The crew at Soulzburry and Shy Boy Media are putting some serious effort into re-creating the space: a fresh coat of paint, a normal-sized stage and a necessary upgrade with a new Martin lighting rig and Meyer Sound system. And construction on a new kitchen is nearing completion (the 12-year-old property’s original kitchen was removed and turned into a dressing room when the venue became Hidden Secrets gentlemen’s club).

Wait. Why does a nightclub need a kitchen? Because operator Bill Miller and company are realistic that their independent club cannot stand alone as purely a nightlife destination, but will become Soulzburry Soulfood Gourmet Dining and Niteclub. “We know we have to have a 16-hour day in here, and that’s all there is to it if we’re going to survive,” Miller says.

The group is delving into an almost untouched cuisine near the Strip. We’re talking cornbread, gumbo, fried okra, pig’s feet, chitlins and neckbones, all washed down with some sweet tea or Kool-Aid. For those of you who’ve never eaten in the deep South, that’s good ol’ fashioned soul food.

So what will keep Soulzburry (named after an 18th-century ship featured in a story written by Miller) sailing along where other endeavors in the same location have failed? “I can only base things on what my skills are,” Miller says. “I’ve had clubs in the past in Seattle and different places, so I know what kind of works.” Miller says he also found success in the boxing business, which helped fund Soulzburry.

“Our motto is, ‘We don’t sell food, we sell flavor,’ he continues. “That’s the theme for the supper club part of our business.” Calling the overall menu “gourmet soul food,” Miller says the “high-end formulas” and recipes will keep it classy. House pianists should also help create an upscale ambiance for the supper club. “We actually think our food is going to be up to par with our nightclub in terms of receipts,” Miller says.

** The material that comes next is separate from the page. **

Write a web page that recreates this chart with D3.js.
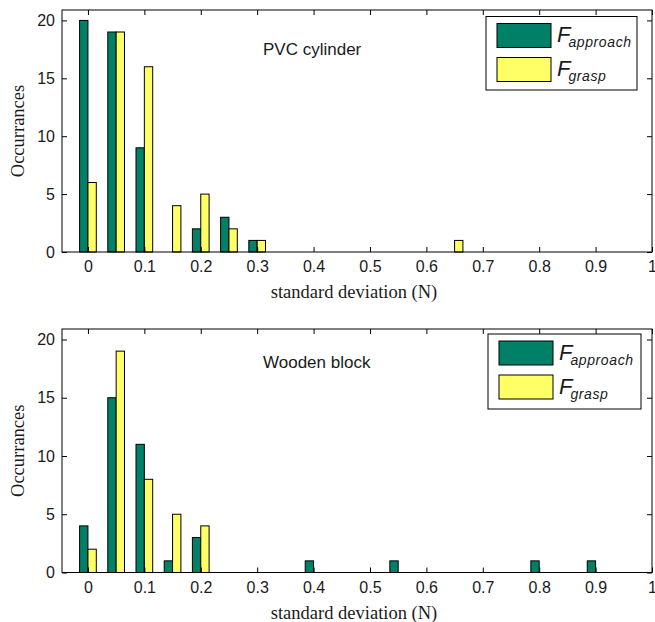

So can this restaurant-by-day, club-by-night formula work? It seems to for RumJungle and Foundation Room, but we’re still getting over Trader Vic’s, SushiSamba, Crustacean/Prana Lounge, and its later incarnation, Asia. But Miller is confident Soulzburry will attract a mixture of locals and tourists. “We have that down-home type vibe, we’re independent and we’re right across from the Strip.” He adds that, though the restaurant hasn’t even opened yet, they already have nearly a full week’s schedule of events planned in the evenings to start things off right.

In an effort to diversity further, Miller’s nightlife plan for Soulzburry includes Latin nights, steppin’, hip-hop and R&B, plus a bit of pop. “We’re not doing hardcore hip-hop at all,” Miller says, though Sundays will focus on old-school hip-hop, funk and breaks. Saturdays will feature Bass Ment afterhours with house and techno.

Sounds like a little something for everyone.

And what about the Paranormal Investigation Team of Nevada’s (PITON) evidence of spooky activity at the venue? “I’ve heard something about that,” says Miller. “But the haunted part is actually good because sometimes at night, we play the music and the haunted get to dance, too!”